Coping with misophonia can often mean living your life in a way that you didn’t expect. This can impact individuals with misophonia, or their entire family. Family dinners are one example: For many families, this is the pivotal part of family time, but with misophonia, these dinners can lead to frustration, distress, and a dysfunctional family unit. This can be painful for the person with misophonia and their loved ones.
There are numerous ways that living with misophonia can mean doing things differently—for example, wearing earphones and earbuds in public, work, or school; choosing not to attend events that are too stressful; and even managing and organizing your life in a way that challenges your own expectations of the “right” way to do things.
My book Cognitive Behavioral Therapy (CBT) for Misophonia focuses on using cognitive behavioral therapy to manage these expectations and ideas. The emotional aftermath of living your life in a way that may not be congruent with your ideals and values can be its own form of grief. Through grief work, reframing, and having a compassionate approach to one’s own needs, this can be mitigated.
Unlike CBT for cognitive disorders, CBT for misophonia does not aim to mitigate the distress entirely. Unfortunately, since misophonia is neurophysiological this reaction cannot be completely alleviated. Instead, CBT for misophonia aims to reduce distress over living with the condition and mediate one’s sense of self with the condition. In a recent Substack piece on misophonia, I described my own discomfort with choosing an alternative path.
I have a confession to make… my misophonia is bad enough that I’ve planned to run away for the summer. It’s hard being an advocate for misophonia, a clinician, and the director of The International Misophonia Foundation and facing that despite coping skills, despite an understanding of my nervous system, and despite my best efforts, I’ve chosen to go home to my parents’ house in Cape Breton, Nova Scotia. Where I live now is cramped and loud. It’s army housing so we are basically in shoe boxes tacked together—or row houses as they call them. There are constant dogs barking, lawnmowers, basketballs bouncing, and screeching sounds from morning until night. For somebody with misophonia this has become too much for me. I’ve adjusted to spending time in other areas of the house while triggers are present outside my window, and I’ve reminded myself with reframing that I won’t live here forever and they aren’t doing it to hurt me. And yet, the power of those triggers against my nervous system is still so strong that I’d rather take a 6 hour drive with 4 cats and spend time wedged between mountains in a quiet valley.
It can be important for those with misophonia to recognize that it’s OK to live their life in a way that isn’t the “ideal.” In fact, it is often important to recognize where these ideals have come from and whether or not they were realistic in the first place. For some, this might mean separate bedrooms from their spouse, eating in different rooms, or choosing activities together as alternatives to triggering environments, such as going for walks instead of eating together.

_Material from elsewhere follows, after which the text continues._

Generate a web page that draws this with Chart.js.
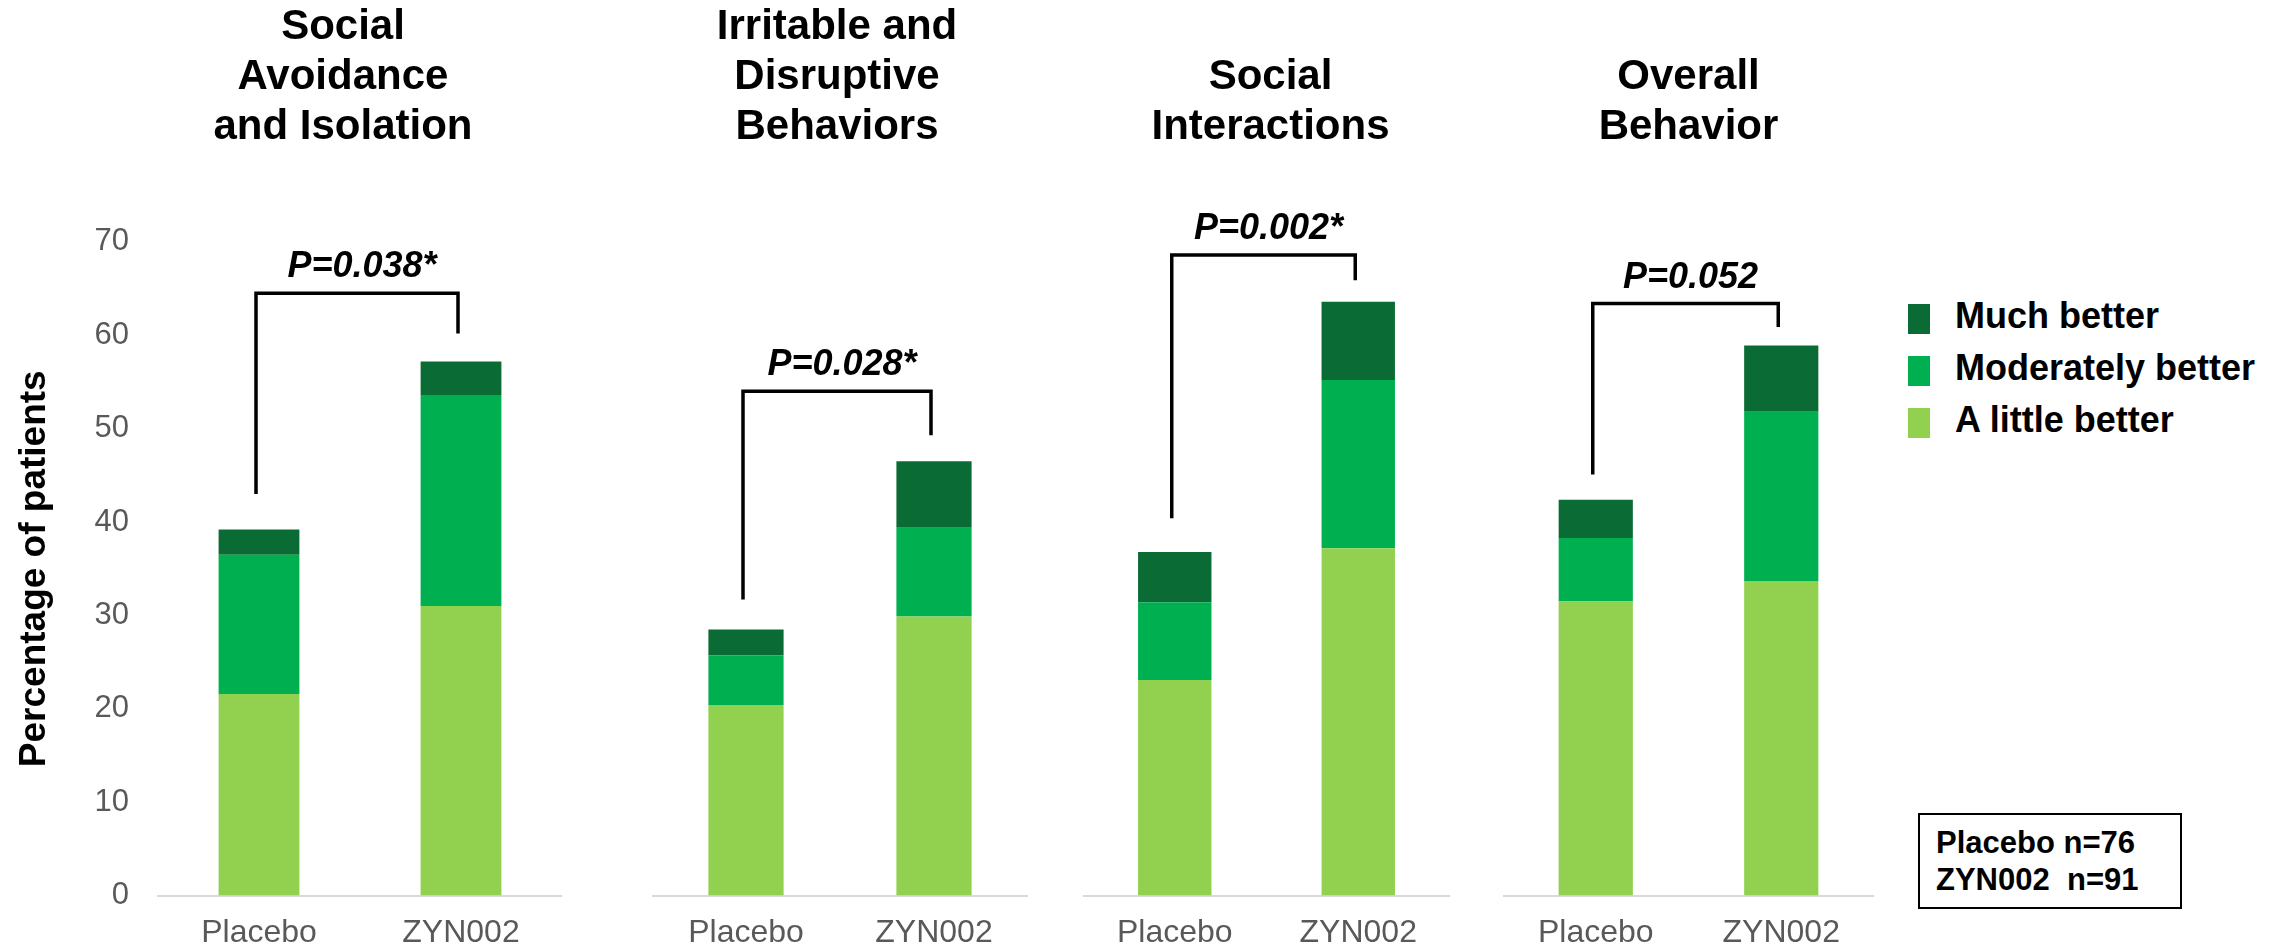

Accepting our limitations and differences is often one of the most difficult parts of coping with misophonia, but it can lead to outcomes that are more reasonable than trying to conform to a world that doesn’t meet our sensory needs. Instead, people with misophonia can focus on their adaptability and resilience, and take pride in choosing alternatives that are better for their own mental and neurophysiological health.